Charts and diagrams as code
** BEGIN **
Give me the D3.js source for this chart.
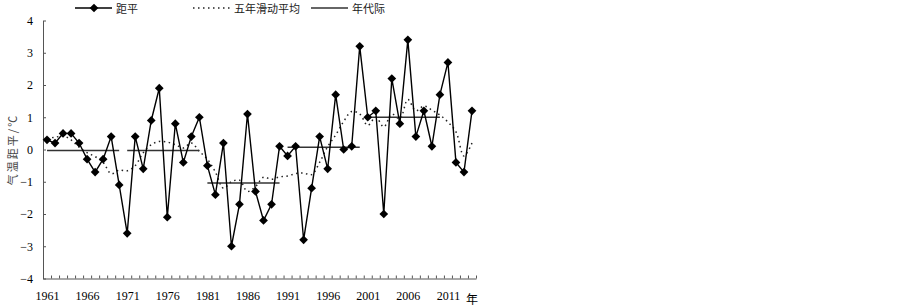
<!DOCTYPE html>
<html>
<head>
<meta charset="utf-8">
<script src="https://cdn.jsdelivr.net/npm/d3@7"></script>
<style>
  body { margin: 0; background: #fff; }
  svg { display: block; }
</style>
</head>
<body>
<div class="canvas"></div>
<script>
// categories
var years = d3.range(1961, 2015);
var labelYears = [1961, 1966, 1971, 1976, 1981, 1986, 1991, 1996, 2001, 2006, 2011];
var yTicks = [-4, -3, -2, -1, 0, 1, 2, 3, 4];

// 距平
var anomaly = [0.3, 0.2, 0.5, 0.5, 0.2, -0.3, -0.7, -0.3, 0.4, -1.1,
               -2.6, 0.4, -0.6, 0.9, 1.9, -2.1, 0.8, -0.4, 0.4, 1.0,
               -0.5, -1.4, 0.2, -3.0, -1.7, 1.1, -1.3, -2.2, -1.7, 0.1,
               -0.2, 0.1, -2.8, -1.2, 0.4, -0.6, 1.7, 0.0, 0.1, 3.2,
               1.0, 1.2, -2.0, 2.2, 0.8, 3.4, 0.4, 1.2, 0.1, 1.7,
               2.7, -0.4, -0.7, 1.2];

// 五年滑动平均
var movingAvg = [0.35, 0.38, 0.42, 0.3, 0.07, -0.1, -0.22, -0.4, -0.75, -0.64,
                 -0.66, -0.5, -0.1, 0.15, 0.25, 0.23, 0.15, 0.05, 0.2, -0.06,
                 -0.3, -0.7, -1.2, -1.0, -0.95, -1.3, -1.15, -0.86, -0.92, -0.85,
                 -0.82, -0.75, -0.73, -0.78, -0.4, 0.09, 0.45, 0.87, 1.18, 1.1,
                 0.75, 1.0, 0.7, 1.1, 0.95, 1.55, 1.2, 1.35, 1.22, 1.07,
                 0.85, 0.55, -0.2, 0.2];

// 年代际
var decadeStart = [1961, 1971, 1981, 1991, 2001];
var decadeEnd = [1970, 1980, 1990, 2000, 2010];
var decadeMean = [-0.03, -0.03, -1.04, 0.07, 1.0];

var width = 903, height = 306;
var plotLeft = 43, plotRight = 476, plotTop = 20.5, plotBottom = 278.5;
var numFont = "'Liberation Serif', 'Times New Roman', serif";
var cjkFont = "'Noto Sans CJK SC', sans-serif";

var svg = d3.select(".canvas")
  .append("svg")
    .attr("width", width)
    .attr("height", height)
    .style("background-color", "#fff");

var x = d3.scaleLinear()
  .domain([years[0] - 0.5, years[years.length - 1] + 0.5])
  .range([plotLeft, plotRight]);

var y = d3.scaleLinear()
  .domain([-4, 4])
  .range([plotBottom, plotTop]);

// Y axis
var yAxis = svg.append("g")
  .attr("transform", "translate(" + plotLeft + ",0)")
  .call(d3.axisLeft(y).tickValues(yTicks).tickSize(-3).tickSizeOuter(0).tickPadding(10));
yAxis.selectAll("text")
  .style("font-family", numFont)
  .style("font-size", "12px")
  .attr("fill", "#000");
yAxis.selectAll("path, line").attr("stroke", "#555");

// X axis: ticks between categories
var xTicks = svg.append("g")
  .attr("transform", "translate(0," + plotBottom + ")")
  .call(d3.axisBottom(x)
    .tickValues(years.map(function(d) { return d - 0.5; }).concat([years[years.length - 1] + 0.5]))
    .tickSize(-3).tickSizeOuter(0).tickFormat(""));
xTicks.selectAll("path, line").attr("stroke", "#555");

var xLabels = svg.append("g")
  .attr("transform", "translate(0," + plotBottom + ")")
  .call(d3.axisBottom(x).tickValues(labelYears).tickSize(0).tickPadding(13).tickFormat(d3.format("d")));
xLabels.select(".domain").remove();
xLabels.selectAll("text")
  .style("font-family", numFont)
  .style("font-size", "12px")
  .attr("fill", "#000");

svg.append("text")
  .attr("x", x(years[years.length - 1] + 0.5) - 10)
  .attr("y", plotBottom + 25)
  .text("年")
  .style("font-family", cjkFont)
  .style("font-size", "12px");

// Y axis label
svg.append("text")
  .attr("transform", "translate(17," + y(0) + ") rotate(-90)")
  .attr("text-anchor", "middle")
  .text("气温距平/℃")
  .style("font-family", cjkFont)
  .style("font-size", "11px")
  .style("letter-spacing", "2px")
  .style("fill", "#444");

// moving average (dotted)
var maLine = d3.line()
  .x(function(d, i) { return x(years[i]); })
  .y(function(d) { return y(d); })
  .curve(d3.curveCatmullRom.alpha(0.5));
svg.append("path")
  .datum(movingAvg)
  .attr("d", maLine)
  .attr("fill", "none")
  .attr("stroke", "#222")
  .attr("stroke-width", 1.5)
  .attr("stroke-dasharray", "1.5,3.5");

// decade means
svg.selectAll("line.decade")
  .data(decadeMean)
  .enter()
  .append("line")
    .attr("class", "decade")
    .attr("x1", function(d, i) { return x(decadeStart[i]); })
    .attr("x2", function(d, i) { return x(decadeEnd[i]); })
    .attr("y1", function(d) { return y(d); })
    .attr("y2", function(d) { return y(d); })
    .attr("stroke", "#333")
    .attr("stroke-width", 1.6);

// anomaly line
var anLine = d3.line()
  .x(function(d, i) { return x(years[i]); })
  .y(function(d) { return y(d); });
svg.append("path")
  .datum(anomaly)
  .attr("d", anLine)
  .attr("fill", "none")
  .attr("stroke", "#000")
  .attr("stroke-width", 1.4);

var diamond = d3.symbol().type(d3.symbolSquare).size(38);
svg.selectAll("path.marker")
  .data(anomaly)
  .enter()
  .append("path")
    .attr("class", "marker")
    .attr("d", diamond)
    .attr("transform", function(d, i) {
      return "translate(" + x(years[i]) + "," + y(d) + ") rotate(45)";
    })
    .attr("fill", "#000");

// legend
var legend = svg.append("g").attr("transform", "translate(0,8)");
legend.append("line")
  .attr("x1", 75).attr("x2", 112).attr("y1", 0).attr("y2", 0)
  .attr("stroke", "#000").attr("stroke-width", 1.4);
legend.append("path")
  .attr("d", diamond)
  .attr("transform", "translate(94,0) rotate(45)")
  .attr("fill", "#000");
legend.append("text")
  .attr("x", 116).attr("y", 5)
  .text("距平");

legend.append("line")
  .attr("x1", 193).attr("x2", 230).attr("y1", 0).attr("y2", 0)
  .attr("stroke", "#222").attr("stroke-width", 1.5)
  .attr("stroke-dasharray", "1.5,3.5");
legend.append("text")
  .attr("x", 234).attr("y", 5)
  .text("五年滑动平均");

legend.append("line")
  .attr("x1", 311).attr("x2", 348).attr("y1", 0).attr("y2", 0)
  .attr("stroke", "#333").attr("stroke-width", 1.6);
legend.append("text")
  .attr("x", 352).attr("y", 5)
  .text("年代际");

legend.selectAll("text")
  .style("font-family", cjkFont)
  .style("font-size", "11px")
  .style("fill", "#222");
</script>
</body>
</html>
** END **
** BEGIN **
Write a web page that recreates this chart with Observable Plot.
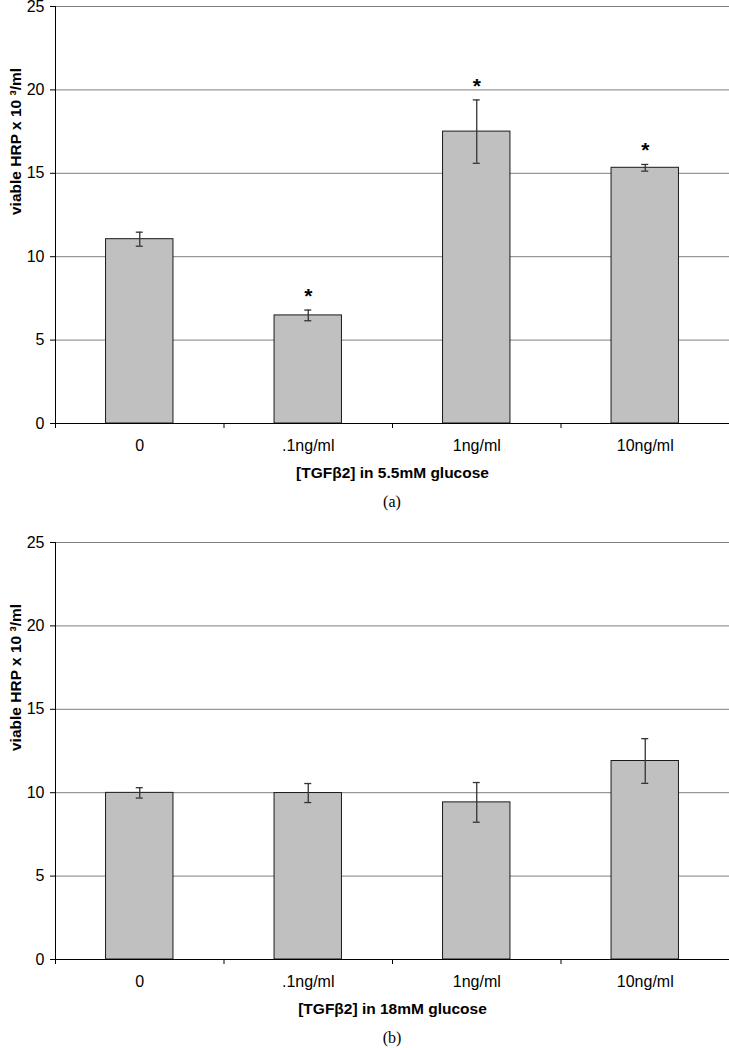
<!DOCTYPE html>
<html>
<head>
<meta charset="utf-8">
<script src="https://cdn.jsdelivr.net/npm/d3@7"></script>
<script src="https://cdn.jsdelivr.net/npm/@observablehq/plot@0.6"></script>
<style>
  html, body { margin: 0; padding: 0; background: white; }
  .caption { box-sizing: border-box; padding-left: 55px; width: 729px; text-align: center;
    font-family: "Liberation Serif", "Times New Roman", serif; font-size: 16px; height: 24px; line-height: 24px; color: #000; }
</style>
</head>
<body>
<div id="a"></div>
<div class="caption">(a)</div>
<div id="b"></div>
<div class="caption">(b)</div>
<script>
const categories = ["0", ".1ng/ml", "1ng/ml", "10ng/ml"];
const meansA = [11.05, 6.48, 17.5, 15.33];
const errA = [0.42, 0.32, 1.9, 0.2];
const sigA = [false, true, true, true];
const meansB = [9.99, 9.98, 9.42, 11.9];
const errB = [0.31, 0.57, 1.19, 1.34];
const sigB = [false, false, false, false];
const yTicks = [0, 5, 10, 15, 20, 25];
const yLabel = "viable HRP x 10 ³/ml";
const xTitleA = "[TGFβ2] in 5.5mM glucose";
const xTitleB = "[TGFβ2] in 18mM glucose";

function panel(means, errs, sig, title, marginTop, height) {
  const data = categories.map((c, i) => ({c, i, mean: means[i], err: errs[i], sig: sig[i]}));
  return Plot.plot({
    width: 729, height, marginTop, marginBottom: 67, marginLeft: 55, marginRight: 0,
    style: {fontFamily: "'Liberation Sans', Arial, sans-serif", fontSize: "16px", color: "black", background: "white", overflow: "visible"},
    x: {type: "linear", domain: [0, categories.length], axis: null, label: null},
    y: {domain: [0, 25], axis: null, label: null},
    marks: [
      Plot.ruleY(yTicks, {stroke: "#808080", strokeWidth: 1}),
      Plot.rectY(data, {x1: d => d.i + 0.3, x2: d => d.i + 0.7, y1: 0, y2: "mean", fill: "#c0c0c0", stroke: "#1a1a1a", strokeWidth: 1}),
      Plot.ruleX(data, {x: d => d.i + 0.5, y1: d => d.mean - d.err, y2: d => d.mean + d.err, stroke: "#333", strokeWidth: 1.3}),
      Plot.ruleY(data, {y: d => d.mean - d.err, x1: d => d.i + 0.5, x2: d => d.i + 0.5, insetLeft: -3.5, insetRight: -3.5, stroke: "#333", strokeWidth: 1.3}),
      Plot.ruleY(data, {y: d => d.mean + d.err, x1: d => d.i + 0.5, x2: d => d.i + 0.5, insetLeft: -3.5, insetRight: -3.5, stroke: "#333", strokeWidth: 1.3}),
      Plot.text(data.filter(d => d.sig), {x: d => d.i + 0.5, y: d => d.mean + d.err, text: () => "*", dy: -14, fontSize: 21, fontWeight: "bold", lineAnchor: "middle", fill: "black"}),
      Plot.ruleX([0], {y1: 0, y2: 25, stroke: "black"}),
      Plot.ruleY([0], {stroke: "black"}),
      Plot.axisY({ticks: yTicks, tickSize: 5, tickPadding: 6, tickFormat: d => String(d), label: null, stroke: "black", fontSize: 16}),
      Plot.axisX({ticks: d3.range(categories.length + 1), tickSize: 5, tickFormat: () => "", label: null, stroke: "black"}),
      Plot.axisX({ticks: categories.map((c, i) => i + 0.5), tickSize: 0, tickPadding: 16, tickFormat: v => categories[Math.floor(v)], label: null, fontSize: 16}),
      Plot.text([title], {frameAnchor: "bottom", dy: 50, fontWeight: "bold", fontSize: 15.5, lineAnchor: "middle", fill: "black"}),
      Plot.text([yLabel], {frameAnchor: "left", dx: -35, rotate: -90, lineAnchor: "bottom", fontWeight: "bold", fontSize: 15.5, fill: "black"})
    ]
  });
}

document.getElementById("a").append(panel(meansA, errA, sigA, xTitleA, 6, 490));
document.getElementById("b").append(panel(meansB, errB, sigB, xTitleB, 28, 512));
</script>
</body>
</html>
** END **
** BEGIN **
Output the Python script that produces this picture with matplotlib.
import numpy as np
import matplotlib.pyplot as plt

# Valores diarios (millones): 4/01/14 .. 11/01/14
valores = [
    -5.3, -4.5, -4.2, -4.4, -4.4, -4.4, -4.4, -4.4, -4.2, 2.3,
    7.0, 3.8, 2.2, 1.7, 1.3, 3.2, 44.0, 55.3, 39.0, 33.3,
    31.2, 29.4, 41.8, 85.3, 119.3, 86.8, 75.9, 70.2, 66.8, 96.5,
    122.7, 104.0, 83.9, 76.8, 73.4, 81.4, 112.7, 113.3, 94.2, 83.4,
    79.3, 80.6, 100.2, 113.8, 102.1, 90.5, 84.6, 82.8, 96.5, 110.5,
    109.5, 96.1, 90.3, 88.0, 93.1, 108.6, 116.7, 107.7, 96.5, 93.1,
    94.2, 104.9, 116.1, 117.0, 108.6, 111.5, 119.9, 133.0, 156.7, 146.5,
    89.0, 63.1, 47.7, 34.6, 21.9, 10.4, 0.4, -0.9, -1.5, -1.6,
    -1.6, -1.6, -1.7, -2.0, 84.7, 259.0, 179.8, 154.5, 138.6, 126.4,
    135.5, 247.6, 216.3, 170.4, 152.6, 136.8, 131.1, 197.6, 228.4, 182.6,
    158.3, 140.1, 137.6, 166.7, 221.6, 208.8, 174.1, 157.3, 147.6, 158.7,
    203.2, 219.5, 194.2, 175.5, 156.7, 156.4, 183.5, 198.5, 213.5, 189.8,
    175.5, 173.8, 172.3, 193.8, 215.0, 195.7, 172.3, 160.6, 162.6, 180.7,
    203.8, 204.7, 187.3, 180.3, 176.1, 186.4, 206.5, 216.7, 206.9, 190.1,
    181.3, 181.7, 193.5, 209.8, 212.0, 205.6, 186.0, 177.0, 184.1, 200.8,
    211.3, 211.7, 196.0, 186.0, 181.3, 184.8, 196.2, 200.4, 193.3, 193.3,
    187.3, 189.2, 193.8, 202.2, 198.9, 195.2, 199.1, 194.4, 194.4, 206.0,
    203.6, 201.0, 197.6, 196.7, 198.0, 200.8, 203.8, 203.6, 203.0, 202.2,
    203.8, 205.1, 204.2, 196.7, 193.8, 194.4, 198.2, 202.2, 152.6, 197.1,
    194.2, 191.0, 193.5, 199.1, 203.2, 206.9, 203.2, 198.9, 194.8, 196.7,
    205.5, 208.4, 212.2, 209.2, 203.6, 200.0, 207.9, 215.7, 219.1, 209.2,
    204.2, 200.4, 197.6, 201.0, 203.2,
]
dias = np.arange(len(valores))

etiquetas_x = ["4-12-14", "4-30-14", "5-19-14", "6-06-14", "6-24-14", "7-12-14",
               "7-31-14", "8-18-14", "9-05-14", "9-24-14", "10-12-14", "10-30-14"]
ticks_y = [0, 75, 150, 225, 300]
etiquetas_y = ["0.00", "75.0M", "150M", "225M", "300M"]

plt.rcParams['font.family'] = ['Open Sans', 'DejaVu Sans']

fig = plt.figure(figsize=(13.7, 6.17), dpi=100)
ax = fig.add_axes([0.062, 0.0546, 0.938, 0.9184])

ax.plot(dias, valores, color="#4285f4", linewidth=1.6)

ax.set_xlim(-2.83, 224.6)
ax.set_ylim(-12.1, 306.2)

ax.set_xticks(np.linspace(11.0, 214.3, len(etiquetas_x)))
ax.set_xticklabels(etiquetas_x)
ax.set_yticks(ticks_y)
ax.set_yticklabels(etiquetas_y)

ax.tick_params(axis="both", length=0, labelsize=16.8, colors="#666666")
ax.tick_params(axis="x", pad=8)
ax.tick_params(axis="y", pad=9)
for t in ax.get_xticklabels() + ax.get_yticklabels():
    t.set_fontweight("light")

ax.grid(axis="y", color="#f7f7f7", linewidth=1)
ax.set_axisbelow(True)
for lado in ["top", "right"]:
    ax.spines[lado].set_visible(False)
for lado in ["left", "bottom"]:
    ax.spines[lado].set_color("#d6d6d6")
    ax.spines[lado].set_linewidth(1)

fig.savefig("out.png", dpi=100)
** END **
Extract every line above containing the word "picture".

Output the Python script that produces this picture with matplotlib.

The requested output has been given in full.